⟨

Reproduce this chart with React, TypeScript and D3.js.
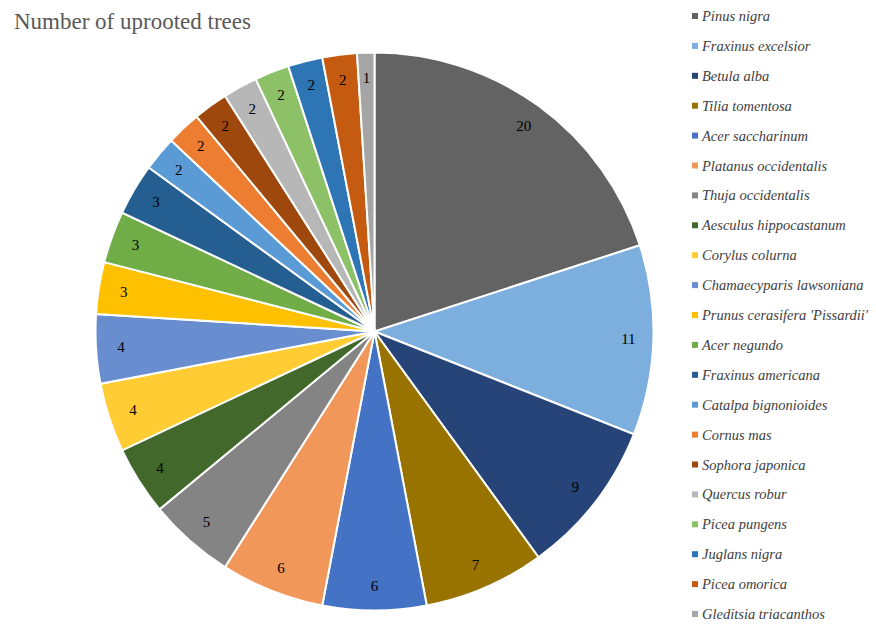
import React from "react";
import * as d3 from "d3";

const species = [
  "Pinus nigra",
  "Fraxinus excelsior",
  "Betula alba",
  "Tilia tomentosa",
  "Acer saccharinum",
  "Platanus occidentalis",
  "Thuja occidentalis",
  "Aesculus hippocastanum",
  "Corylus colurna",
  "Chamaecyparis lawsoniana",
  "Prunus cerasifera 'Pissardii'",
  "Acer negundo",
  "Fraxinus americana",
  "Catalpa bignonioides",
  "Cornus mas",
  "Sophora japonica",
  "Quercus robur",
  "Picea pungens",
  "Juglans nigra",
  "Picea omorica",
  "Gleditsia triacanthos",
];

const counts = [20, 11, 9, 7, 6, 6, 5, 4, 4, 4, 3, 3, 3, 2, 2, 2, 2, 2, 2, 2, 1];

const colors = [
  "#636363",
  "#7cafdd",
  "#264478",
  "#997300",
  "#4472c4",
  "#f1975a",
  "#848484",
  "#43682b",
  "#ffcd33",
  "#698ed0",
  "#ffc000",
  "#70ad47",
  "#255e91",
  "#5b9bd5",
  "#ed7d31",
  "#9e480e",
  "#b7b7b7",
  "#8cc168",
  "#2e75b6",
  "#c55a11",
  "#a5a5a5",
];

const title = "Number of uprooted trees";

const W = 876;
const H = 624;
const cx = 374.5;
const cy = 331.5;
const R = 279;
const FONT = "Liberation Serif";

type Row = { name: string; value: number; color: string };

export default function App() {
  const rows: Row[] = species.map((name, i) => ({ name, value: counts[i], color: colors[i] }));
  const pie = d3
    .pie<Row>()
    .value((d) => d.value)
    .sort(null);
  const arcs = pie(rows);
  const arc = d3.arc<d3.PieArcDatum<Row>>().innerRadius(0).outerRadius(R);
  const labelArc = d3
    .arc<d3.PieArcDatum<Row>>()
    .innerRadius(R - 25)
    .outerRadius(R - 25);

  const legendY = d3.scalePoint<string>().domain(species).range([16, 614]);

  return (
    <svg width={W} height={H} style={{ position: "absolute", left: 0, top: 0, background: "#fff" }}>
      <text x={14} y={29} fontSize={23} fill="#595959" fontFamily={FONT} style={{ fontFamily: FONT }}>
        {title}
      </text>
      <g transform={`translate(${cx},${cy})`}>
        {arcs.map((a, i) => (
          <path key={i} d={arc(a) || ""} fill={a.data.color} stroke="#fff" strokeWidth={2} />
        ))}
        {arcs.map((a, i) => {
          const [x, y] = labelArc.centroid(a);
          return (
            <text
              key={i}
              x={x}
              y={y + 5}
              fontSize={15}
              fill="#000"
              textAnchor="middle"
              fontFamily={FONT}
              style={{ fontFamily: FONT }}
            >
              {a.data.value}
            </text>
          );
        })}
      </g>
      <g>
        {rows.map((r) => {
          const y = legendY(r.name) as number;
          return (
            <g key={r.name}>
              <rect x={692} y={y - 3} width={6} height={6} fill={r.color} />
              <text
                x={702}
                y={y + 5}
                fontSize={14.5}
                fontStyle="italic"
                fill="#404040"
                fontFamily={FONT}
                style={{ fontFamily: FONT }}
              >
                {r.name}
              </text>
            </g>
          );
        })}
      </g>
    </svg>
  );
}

⟩
⟨

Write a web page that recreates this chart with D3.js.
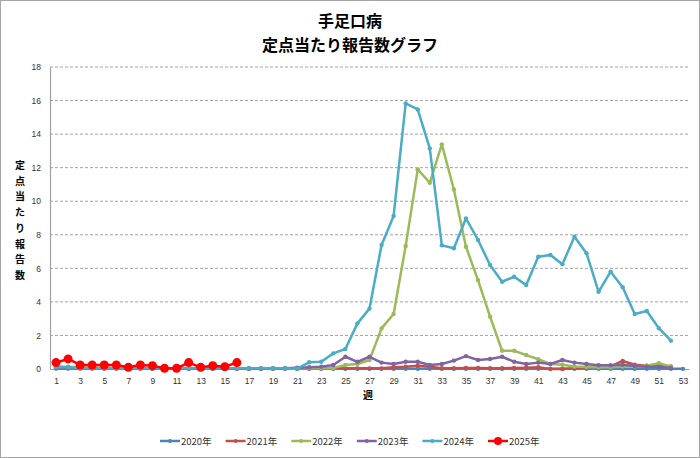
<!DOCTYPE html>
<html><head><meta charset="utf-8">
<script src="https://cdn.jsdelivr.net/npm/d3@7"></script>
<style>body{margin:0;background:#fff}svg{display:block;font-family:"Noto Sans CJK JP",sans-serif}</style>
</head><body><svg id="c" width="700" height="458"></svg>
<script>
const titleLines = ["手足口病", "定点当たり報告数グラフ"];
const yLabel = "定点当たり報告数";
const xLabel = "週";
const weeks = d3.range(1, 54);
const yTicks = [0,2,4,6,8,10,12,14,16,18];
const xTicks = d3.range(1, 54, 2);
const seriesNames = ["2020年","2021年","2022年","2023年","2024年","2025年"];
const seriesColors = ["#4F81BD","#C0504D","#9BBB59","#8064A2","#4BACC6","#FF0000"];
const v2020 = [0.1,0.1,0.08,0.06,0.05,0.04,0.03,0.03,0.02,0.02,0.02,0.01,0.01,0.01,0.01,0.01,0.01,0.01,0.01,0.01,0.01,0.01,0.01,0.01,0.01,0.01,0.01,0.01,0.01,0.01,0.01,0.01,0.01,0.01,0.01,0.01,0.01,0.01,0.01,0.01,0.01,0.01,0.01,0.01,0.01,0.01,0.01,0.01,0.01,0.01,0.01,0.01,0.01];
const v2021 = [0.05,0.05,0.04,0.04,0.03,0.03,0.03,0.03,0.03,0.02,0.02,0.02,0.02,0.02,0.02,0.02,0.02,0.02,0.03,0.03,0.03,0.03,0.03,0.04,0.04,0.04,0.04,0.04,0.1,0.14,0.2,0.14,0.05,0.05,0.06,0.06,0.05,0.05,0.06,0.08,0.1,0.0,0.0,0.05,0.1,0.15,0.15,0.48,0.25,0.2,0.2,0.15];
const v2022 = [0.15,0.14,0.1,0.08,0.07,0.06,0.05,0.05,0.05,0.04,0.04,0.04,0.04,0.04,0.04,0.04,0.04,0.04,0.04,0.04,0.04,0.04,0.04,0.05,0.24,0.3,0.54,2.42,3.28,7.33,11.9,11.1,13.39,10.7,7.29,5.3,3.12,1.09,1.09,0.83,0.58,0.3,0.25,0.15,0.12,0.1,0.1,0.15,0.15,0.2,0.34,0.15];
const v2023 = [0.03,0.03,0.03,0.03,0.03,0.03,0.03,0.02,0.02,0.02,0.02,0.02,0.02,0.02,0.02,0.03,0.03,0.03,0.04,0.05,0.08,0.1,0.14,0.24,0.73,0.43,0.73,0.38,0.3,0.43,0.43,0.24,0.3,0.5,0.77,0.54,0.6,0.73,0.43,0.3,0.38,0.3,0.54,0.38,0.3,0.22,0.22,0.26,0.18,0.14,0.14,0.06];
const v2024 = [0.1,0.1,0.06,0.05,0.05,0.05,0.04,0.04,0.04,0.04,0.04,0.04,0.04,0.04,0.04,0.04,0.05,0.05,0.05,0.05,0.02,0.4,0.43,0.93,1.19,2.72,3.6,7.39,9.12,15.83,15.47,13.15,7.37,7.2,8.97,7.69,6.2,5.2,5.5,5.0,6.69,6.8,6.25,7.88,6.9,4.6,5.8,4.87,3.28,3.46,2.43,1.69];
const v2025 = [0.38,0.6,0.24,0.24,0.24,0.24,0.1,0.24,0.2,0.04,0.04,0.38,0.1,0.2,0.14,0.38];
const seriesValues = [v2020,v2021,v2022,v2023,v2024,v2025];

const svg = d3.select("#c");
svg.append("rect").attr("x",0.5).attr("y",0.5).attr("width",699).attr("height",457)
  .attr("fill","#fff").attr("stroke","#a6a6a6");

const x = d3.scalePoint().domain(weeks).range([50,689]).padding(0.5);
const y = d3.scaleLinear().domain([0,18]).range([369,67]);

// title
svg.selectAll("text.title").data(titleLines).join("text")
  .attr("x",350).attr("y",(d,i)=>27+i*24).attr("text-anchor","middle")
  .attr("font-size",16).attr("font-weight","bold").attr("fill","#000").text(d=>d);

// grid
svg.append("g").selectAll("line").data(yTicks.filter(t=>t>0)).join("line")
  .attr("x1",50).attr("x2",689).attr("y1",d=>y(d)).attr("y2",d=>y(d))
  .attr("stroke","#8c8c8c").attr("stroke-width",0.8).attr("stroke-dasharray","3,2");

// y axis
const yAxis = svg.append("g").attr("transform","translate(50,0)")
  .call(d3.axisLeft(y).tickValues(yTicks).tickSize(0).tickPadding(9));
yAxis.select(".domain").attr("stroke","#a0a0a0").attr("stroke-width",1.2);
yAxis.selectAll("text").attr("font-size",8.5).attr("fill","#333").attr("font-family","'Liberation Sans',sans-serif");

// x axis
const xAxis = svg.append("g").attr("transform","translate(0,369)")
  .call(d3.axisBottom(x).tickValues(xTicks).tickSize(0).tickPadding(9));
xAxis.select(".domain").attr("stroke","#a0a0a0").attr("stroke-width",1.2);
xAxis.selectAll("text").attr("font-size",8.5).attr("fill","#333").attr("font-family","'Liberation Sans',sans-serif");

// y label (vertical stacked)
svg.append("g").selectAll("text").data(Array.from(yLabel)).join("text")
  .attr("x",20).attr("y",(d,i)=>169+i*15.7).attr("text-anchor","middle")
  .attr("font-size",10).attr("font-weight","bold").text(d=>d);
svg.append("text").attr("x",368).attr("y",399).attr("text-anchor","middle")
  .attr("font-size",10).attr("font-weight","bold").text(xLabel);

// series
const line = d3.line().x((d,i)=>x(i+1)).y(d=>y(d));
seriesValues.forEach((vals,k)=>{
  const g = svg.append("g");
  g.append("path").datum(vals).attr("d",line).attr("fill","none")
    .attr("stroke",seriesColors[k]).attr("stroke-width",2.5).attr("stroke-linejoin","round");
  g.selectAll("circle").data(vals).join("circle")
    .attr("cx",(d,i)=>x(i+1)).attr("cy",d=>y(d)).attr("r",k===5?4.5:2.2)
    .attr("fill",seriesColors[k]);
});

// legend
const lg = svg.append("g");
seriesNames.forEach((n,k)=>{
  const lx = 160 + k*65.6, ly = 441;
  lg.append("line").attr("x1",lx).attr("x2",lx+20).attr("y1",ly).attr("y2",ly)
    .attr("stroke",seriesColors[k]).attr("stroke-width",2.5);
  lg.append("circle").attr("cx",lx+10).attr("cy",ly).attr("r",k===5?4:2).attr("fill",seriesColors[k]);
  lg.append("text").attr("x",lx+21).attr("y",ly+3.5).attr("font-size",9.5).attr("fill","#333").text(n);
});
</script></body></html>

⟩

> Aim of the task
Pull out every line above that holds the word "with".

> Task result
Reproduce this chart with React, TypeScript and D3.js.
Write a web page that recreates this chart with D3.js.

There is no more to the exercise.